BEGIN STORED RECORDS

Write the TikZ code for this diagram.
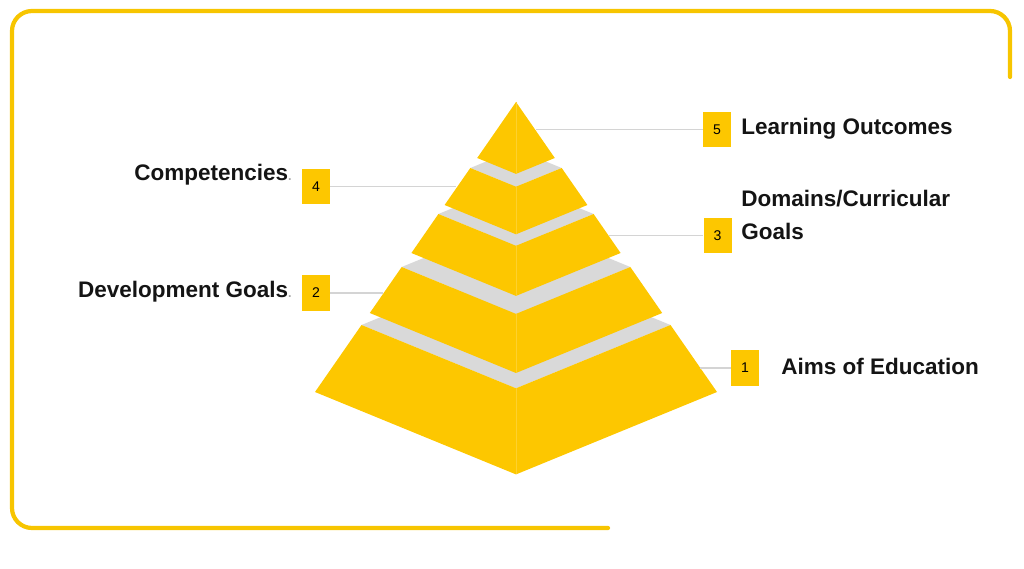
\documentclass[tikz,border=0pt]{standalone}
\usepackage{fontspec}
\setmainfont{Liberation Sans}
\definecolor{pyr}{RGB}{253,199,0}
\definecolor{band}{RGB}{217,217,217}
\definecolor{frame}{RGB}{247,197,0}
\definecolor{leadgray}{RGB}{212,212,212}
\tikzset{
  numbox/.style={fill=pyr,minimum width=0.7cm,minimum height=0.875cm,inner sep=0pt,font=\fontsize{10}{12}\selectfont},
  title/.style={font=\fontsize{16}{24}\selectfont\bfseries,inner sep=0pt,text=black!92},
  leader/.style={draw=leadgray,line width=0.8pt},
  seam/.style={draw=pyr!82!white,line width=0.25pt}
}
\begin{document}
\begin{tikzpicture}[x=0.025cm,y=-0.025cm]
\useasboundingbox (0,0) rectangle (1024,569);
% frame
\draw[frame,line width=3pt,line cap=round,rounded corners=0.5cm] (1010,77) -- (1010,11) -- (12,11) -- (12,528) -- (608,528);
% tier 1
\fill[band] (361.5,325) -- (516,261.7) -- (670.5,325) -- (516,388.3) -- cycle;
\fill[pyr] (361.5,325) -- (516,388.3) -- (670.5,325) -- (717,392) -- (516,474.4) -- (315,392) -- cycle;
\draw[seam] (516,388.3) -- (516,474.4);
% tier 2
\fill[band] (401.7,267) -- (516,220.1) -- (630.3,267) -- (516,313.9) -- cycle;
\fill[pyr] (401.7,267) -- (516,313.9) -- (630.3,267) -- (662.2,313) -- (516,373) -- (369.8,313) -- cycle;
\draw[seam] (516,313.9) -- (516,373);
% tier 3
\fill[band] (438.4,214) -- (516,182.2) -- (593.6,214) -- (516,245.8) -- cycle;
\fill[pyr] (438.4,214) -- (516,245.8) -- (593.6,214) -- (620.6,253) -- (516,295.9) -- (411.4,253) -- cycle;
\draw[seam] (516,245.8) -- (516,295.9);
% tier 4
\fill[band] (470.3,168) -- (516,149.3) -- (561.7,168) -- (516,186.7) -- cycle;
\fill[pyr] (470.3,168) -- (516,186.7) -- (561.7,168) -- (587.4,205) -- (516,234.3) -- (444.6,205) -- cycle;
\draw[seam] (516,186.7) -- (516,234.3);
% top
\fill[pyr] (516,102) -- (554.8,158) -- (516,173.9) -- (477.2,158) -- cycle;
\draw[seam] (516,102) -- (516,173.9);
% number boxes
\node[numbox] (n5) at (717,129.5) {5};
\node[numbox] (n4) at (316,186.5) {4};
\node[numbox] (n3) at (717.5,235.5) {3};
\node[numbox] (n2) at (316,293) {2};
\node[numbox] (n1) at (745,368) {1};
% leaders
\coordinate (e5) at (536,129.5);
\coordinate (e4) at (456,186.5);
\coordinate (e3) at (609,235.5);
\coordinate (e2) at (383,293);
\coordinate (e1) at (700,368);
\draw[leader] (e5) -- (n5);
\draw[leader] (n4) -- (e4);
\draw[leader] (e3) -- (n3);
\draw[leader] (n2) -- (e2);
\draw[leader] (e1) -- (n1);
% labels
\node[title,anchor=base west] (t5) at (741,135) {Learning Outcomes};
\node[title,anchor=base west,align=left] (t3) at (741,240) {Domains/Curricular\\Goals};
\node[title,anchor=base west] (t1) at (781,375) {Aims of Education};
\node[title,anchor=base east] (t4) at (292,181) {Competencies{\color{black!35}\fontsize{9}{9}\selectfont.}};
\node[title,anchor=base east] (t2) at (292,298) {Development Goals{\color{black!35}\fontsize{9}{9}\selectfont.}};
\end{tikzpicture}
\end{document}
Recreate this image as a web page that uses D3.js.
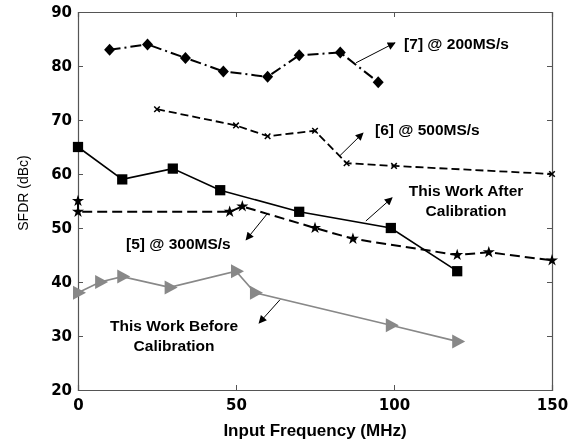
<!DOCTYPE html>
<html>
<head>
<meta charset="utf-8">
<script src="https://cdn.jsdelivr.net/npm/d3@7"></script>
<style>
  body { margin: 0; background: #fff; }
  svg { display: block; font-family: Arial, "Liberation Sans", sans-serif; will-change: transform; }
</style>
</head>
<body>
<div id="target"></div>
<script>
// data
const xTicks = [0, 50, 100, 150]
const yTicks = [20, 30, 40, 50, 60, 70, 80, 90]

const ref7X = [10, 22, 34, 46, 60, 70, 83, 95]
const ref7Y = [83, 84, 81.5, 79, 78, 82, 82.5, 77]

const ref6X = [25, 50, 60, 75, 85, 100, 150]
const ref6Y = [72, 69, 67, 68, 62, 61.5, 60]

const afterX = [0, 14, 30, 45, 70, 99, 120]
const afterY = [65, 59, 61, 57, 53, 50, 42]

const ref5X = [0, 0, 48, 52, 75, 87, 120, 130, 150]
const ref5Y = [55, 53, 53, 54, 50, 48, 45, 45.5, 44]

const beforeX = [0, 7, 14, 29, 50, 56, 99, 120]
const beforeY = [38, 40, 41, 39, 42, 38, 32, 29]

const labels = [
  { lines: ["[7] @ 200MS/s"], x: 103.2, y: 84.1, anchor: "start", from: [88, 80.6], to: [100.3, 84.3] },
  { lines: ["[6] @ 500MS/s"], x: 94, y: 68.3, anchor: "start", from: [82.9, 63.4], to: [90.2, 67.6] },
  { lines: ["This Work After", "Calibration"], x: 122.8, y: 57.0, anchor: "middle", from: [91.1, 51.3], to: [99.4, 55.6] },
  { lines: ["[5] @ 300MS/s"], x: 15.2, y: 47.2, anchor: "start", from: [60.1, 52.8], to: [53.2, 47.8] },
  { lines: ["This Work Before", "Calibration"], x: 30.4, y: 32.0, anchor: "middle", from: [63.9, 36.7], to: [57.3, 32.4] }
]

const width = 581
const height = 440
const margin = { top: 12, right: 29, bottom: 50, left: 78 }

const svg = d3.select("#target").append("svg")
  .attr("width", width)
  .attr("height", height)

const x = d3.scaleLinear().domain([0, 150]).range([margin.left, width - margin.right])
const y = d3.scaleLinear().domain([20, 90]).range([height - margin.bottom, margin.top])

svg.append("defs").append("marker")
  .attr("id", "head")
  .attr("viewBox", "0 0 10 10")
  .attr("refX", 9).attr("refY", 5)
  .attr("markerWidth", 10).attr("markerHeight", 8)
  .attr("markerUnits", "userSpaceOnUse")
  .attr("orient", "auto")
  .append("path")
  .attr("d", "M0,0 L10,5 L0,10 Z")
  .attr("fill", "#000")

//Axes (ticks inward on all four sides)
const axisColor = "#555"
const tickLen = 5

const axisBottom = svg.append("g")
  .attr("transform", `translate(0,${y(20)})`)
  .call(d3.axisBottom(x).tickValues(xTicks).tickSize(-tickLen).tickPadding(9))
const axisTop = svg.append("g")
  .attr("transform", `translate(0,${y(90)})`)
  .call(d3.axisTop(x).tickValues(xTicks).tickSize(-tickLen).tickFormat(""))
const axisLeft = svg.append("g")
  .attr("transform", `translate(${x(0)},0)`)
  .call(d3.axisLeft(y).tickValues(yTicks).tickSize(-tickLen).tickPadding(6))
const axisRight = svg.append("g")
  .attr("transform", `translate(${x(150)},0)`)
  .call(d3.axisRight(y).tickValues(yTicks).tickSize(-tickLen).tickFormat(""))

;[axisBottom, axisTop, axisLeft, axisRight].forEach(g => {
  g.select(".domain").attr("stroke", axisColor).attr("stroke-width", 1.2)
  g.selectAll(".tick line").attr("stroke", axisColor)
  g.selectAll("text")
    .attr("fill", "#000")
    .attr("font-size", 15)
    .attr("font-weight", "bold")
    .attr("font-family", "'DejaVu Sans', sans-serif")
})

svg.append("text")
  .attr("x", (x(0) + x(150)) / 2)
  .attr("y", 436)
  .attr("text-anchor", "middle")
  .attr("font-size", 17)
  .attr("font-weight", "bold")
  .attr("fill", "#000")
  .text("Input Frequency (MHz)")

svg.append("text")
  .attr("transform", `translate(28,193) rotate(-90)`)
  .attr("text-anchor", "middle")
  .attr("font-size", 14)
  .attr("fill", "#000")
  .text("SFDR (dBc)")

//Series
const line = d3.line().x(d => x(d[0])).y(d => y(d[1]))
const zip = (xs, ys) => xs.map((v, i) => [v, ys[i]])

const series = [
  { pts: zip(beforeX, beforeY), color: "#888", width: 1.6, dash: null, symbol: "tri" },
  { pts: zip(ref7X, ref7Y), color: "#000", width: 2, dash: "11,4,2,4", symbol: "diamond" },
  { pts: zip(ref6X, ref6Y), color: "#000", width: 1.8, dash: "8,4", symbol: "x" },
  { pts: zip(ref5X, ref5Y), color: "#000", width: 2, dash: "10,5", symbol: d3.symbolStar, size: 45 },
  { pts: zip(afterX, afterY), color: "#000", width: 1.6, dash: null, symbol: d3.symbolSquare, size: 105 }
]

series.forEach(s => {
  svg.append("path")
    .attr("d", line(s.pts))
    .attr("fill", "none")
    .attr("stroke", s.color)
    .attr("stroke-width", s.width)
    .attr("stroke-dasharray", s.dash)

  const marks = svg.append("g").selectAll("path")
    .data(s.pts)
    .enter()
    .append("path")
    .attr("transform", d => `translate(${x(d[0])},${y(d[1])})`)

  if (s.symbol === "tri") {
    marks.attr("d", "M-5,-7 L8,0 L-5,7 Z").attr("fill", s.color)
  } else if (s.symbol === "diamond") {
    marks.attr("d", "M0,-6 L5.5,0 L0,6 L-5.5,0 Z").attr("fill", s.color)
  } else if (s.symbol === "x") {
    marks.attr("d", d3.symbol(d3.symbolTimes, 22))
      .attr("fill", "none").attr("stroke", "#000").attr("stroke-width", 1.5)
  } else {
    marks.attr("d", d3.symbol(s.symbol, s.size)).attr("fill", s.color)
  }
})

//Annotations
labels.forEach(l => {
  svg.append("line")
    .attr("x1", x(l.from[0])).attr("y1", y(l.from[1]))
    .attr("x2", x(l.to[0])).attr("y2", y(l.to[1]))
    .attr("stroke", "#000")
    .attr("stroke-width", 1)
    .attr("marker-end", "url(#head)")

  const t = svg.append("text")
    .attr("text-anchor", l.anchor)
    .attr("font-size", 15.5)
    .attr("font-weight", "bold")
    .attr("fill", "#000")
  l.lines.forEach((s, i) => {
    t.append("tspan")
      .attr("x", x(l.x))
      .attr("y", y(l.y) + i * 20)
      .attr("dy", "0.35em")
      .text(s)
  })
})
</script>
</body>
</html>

END STORED RECORDS

* _WRITTEN PROBLEM_
Word for word, repeat the lines above from the one with "Recreate this image" through the one with "45, 45.5, 44]", and nothing beyond them. Omit the pictures.

* _SOLUTION FOR THIS EXERCISE_
Recreate this image as a web page that uses D3.js.
<!DOCTYPE html>
<html>
<head>
<meta charset="utf-8">
<script src="https://cdn.jsdelivr.net/npm/d3@7"></script>
<style>
  body { margin: 0; background: #fff; }
  svg { display: block; font-family: Arial, "Liberation Sans", sans-serif; will-change: transform; }
</style>
</head>
<body>
<div id="target"></div>
<script>
// data
const xTicks = [0, 50, 100, 150]
const yTicks = [20, 30, 40, 50, 60, 70, 80, 90]

const ref7X = [10, 22, 34, 46, 60, 70, 83, 95]
const ref7Y = [83, 84, 81.5, 79, 78, 82, 82.5, 77]

const ref6X = [25, 50, 60, 75, 85, 100, 150]
const ref6Y = [72, 69, 67, 68, 62, 61.5, 60]

const afterX = [0, 14, 30, 45, 70, 99, 120]
const afterY = [65, 59, 61, 57, 53, 50, 42]

const ref5X = [0, 0, 48, 52, 75, 87, 120, 130, 150]
const ref5Y = [55, 53, 53, 54, 50, 48, 45, 45.5, 44]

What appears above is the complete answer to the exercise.